Blog The storage industry and IT as a whole are experiencing an interesting transformation and, as is happening in many other fields, everything is accelerating and it’s becoming very difficult to keep riding the wave for a reasonable length of time.
Last week I had a conversation with Andy Warfield (Coho Data's CTO). Most of our chats are about IT infrastructure but sometimes we veer onto other (more philosophical?) aspects of IT management and how he and his team are facing some interesting challenges. This time around I jotted down a few ideas for a post and I ended up thinking a lot about all the startups struggling to make a dent in the storage industry…
The problem is differentiation
It is incredible to see how many startups are now in the storage space. I don’t know if this will keep up but, in the past, VC money wasn’t a problem and after one or two successful startups doing something innovative and interesting many copycats followed suit! Examples are everywhere. Here are just a few:
- After Nutanix and Simplivity the market has been flooded by all sorts of Hyper-converged products.
- After the first successful general purpose All-Flash array (e.g. Pure Storage) we now have a countless breed of All-Flash players.
- And the list goes on (not only for storage, of course.)
It really looked like a “me-too” kind of game, and I’m not saying that most of them aren’t good… it’s just that in many cases the differentiation is minimal. After a while, large vendors start to reckon that there is something new and, if there is real money in it, they react. A reaction that is much faster than in the past, which results in acquisitions or perhaps in an evolution of an existing product.
The argument could be that a startup is leaner and faster and leads to more innovation than the behemoths, but does this still hold true?
Look at EMC for example – a few days ago it launched a new storage platform called Unity (an evolution of VNX). Well, I could be wrong, but it sounds modern, very good on paper and quite affordable. With this storage appliance they can easily target the same end users pitched by startups selling storage appliances that are so easy to use and that look transparent to the VMware SysAdmins. And the EMC appliance doesn’t need to be the ultimate appliance of its kind, in this case good enough is usually sufficient to win – price, presence in the field, and many other aspects do the rest. And the same example can be seen with many other products by EMC (or other vendors).

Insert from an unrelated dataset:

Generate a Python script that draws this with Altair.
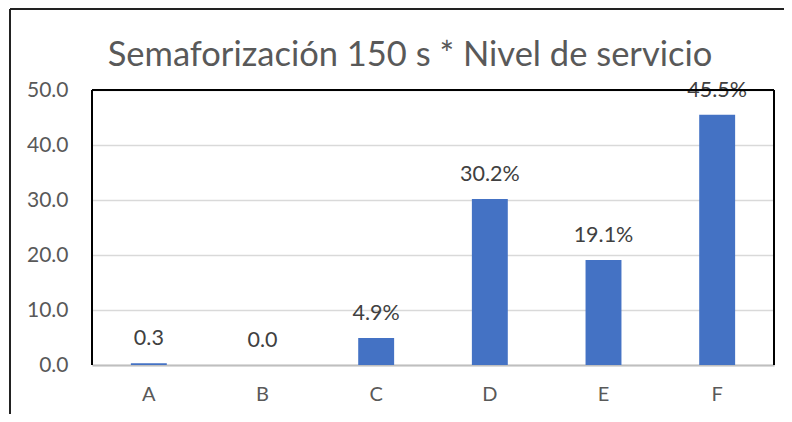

For a startup it is much more complicated. If you are one of many, without a noticeable and indisputable differentiator, it is difficult to introduce yourself, sit at the table with the potential customer and start talking… and usually a startup doesn’t have the power to sit at many different tables for months at the same time.
Why should you buy from a small startup if there is no outstanding difference? Very few startups make a successful exit these days (IPO or acquisition) - for the vast majority it’s hard-going…
Listen and react
IT infrastructure is quickly evolving, maturing and creating new opportunities. In many cases it’s not about technology, it’s all about how it is applied.
For example, I quite like the story about Avere systems. Its always had a great product, (a scale-out caching appliance for HPC and Big Data applications) but was struggling in the beginning because it marketed the product as a front-end for other NAS boxes. It was competing with its potential partners!
Hard to sell for many different reasons. But then it started supporting object storage in the back-end (AWS/Google/Azure APIs) and now it's skyrocketing. Its solution is unique, solves a problem, and it is no longer in competition with others (being supported by cloud providers instead) and thus much easier to sell! And I could say about the same for Coho Data too. It has always had fantastic technology but this is a really crowded market and scale-out, VMware integration, NFS data stores, and ease of use are great but not unique. Lately, it's been working hard on some cool stuff (e.g. AWS Lamda-like code and containers running into the storage system) and refocusing a lot on high-end customers, integration with container orchestration tools, OpenStack and other cutting edge infrastructure components with an eye on Big Data.
Its technology (and the implementation) makes a real difference here and results have started to come in quite rapidly, with a fast rising percentage of their revenues (now in the range of 20 per cent coming from these projects instead of the classic Vmware infrastructures… and I think this is quite a change.
Closing the circle
I meet with a lot of storage startups all the time. I love all of them – their spirit and ideas – but it’s clear right from the beginning which are doing something different and which aren’t… I’m not saying that following the trends like a sheep isn't good at times but then, when the market becomes crowded, it is harder to stand out and be successful (or make a good exit).
In many cases it’s not (only) about technology. In fact this is hardly the problem; the real challenge comes from the ability to listen to end users and find a (creative) way to help them solve their problems. Sometimes it’s a problem that is perceived but difficult to explain (or solve) completely because they are not aware of the technology available that can help them. Unfortunately, I’ve never worked for a startup so you may think that this analysis starts from the wrong basis, but I’ve worked many years with end users. They have problems that need solving, and if you have a solution they are willing to listen. But if the solution isn’t brilliant, and doesn’t show a differentiator, it’s highly likely the comparison with others will boil down to parameters like $/GB… and the startup will be struggling.
[Disclaimer: I’m working with Coho on a project… I talk with them on a weekly basis and this is probably why I mention them more often then others lately].